>> START

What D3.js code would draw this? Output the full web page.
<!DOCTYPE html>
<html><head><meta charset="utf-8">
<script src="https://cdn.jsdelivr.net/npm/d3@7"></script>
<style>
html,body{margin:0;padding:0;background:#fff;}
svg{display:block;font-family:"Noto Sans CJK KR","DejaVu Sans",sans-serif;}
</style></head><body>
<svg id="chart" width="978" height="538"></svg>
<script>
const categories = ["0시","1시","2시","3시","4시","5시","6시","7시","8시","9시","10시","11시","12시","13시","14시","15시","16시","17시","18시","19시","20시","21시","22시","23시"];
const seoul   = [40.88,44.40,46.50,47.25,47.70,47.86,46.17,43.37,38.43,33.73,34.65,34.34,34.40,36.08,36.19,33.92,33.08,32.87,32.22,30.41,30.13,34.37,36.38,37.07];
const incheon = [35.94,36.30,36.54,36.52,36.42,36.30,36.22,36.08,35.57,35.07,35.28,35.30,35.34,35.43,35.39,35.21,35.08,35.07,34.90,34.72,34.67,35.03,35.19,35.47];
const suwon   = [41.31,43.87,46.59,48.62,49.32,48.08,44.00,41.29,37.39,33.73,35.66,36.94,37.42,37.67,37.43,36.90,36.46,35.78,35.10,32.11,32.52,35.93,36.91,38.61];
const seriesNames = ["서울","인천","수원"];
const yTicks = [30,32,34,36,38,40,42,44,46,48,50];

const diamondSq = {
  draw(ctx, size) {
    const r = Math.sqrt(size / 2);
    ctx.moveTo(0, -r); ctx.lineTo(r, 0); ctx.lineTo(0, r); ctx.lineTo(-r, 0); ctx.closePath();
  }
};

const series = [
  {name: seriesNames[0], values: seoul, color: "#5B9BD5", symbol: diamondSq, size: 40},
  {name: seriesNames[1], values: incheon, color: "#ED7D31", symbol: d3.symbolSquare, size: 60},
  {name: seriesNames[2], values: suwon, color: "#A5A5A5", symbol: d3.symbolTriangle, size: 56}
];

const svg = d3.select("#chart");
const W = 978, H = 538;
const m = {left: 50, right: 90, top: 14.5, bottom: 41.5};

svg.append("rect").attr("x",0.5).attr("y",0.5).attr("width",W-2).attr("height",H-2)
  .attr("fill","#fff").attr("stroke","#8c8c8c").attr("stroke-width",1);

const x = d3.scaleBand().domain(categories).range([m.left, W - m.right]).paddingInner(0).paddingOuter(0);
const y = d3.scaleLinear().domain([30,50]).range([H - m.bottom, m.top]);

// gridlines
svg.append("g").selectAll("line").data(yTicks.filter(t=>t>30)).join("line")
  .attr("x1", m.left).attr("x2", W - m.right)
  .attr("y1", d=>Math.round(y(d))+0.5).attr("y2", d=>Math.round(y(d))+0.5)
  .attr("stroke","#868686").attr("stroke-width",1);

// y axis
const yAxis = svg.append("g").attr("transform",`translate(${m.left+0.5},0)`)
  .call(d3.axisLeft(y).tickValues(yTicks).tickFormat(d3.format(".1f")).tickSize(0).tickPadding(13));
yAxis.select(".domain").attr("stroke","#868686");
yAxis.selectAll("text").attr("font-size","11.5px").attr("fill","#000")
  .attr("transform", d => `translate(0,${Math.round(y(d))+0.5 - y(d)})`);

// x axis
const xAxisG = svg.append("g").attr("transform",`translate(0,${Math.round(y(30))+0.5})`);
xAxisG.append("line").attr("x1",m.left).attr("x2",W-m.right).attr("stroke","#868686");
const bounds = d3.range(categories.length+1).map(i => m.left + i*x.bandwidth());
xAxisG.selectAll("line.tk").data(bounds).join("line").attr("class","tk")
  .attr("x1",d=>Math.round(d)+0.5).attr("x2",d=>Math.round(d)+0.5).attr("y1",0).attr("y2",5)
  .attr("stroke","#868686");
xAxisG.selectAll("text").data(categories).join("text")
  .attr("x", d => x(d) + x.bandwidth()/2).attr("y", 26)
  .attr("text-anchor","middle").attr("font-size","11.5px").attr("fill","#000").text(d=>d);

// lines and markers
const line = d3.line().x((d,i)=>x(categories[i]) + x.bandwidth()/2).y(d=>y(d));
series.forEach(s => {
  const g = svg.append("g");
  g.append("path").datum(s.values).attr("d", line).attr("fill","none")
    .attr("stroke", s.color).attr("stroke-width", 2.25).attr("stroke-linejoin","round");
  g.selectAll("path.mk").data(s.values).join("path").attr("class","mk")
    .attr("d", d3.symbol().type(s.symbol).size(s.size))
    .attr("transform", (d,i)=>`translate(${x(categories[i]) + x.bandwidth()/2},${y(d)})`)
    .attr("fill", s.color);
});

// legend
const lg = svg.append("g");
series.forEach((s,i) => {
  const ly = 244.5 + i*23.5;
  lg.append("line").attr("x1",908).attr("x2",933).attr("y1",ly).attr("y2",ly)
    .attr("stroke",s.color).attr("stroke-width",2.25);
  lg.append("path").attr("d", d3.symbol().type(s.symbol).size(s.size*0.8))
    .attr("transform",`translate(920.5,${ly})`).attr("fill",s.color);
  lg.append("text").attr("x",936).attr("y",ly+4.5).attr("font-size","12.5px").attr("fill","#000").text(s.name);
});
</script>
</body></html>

>> END
>> START

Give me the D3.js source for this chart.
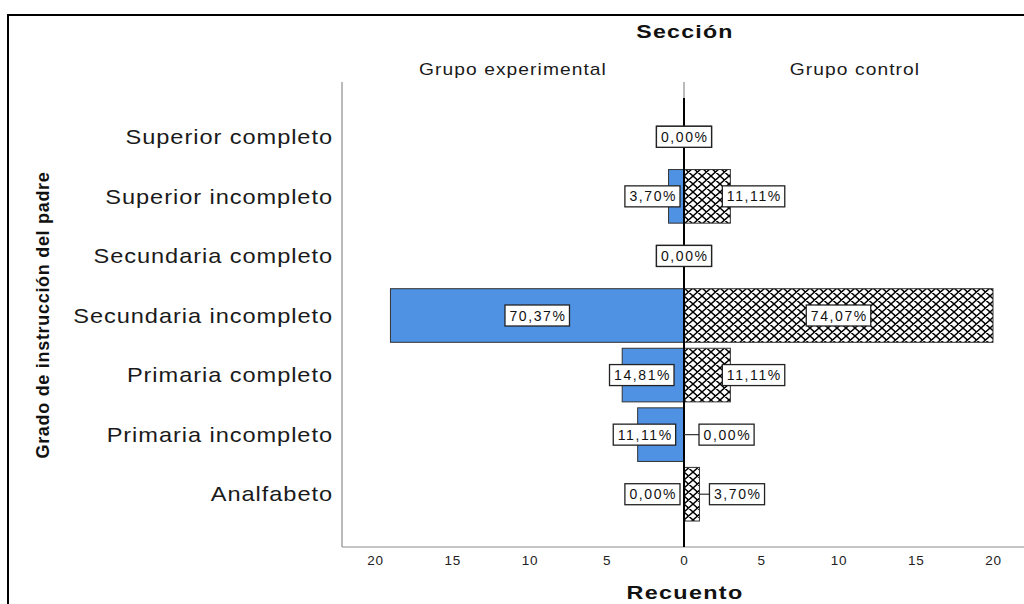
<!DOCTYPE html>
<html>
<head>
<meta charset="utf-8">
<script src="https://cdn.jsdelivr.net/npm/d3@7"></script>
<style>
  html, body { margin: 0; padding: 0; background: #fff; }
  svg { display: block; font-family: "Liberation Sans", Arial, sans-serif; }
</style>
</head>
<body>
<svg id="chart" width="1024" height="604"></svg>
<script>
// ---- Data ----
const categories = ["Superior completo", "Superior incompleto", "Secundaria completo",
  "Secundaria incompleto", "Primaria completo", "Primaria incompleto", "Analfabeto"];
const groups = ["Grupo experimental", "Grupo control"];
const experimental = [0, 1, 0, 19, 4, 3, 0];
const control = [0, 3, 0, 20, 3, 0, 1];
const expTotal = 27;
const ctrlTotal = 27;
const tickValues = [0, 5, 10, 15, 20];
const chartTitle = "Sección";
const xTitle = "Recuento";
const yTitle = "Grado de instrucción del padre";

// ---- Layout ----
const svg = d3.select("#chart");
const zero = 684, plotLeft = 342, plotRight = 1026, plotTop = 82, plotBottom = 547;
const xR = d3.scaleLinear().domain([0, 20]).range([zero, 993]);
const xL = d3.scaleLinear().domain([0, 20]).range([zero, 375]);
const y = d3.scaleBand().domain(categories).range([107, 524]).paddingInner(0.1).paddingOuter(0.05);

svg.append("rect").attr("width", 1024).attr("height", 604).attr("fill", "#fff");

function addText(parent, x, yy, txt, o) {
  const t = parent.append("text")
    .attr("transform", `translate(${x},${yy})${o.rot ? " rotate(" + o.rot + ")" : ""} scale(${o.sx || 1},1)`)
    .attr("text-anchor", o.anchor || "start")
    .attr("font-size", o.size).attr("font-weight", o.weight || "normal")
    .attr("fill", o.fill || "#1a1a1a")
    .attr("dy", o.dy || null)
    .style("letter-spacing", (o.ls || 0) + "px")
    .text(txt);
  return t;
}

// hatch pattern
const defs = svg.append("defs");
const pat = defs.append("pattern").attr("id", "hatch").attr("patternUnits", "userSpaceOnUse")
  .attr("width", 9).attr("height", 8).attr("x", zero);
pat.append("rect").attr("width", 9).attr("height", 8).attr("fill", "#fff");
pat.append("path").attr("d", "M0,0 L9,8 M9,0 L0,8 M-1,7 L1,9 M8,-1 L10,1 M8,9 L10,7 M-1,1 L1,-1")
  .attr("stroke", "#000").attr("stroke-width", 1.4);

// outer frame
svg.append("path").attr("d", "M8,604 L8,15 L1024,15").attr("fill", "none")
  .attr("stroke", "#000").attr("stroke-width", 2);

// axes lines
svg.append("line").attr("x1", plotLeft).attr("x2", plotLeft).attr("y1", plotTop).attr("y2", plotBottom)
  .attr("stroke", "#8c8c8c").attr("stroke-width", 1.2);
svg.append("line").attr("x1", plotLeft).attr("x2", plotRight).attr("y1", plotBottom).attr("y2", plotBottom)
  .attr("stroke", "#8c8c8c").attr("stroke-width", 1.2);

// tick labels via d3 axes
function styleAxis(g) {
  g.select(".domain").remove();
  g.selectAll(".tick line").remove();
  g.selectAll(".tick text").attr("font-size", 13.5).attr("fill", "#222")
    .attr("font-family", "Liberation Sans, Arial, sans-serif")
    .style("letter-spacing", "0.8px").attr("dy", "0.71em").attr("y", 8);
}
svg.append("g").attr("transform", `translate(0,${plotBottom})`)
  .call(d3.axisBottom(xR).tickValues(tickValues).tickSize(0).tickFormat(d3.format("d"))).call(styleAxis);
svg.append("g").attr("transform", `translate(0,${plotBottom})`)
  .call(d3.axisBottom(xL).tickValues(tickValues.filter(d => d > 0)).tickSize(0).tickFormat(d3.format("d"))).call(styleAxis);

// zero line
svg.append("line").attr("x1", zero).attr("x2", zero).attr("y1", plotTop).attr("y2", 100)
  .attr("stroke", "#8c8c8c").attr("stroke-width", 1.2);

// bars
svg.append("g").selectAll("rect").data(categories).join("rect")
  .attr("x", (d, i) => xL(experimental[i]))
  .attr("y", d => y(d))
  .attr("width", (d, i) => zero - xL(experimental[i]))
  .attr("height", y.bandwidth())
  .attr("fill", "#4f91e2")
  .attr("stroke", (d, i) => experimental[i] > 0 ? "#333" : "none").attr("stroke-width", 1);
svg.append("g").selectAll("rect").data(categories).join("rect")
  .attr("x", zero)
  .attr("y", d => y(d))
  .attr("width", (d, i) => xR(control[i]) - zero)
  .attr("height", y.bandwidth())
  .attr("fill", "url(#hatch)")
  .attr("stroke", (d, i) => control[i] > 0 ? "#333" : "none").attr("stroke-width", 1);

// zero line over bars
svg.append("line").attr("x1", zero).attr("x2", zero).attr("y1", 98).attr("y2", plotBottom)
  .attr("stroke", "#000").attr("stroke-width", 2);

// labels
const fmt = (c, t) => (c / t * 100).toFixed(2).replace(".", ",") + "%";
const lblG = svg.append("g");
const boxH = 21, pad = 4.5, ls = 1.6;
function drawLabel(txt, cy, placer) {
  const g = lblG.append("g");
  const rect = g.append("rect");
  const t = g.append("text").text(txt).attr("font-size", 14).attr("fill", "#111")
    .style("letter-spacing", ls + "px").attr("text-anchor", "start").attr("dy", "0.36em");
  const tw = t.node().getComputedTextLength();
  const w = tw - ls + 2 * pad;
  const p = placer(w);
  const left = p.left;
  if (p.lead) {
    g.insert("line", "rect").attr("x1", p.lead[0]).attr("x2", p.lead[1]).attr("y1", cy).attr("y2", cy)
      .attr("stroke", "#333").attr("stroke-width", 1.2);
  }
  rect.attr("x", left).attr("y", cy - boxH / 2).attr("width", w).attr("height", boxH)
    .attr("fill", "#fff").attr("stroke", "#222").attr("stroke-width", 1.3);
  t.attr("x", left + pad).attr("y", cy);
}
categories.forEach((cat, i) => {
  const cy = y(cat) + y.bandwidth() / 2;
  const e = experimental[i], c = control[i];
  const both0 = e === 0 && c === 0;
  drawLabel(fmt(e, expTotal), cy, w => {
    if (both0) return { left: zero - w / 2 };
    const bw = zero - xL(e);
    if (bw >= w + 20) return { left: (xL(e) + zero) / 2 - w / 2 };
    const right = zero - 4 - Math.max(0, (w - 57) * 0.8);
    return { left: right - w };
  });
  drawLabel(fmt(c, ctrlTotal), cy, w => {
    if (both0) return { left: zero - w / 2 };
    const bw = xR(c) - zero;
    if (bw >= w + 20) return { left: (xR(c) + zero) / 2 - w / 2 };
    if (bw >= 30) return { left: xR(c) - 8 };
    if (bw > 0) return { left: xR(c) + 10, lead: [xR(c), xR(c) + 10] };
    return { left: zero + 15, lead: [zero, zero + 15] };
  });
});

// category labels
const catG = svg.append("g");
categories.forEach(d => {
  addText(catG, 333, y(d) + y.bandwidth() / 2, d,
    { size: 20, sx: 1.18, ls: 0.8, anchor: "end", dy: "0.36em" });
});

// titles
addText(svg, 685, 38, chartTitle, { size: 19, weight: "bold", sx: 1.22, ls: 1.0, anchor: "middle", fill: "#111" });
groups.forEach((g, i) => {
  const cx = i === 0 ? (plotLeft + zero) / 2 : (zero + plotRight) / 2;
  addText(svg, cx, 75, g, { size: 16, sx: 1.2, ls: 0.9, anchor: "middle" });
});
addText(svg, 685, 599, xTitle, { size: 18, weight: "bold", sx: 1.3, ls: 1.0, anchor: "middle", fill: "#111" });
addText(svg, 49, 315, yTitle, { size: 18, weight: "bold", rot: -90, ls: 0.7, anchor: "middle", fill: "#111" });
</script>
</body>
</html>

>> END

> **GIVEN REQUEST**:
Keep the pictures out, and extract only the lines that begin at the one containing "Give me the D3.js source for this chart." and end at the one containing "de instrucción del", inclusive.

> **RESPONSE FOR THIS EXERCISE**:
Give me the D3.js source for this chart.
<!DOCTYPE html>
<html>
<head>
<meta charset="utf-8">
<script src="https://cdn.jsdelivr.net/npm/d3@7"></script>
<style>
  html, body { margin: 0; padding: 0; background: #fff; }
  svg { display: block; font-family: "Liberation Sans", Arial, sans-serif; }
</style>
</head>
<body>
<svg id="chart" width="1024" height="604"></svg>
<script>
// ---- Data ----
const categories = ["Superior completo", "Superior incompleto", "Secundaria completo",
  "Secundaria incompleto", "Primaria completo", "Primaria incompleto", "Analfabeto"];
const groups = ["Grupo experimental", "Grupo control"];
const experimental = [0, 1, 0, 19, 4, 3, 0];
const control = [0, 3, 0, 20, 3, 0, 1];
const expTotal = 27;
const ctrlTotal = 27;
const tickValues = [0, 5, 10, 15, 20];
const chartTitle = "Sección";
const xTitle = "Recuento";
const yTitle = "Grado de instrucción del padre";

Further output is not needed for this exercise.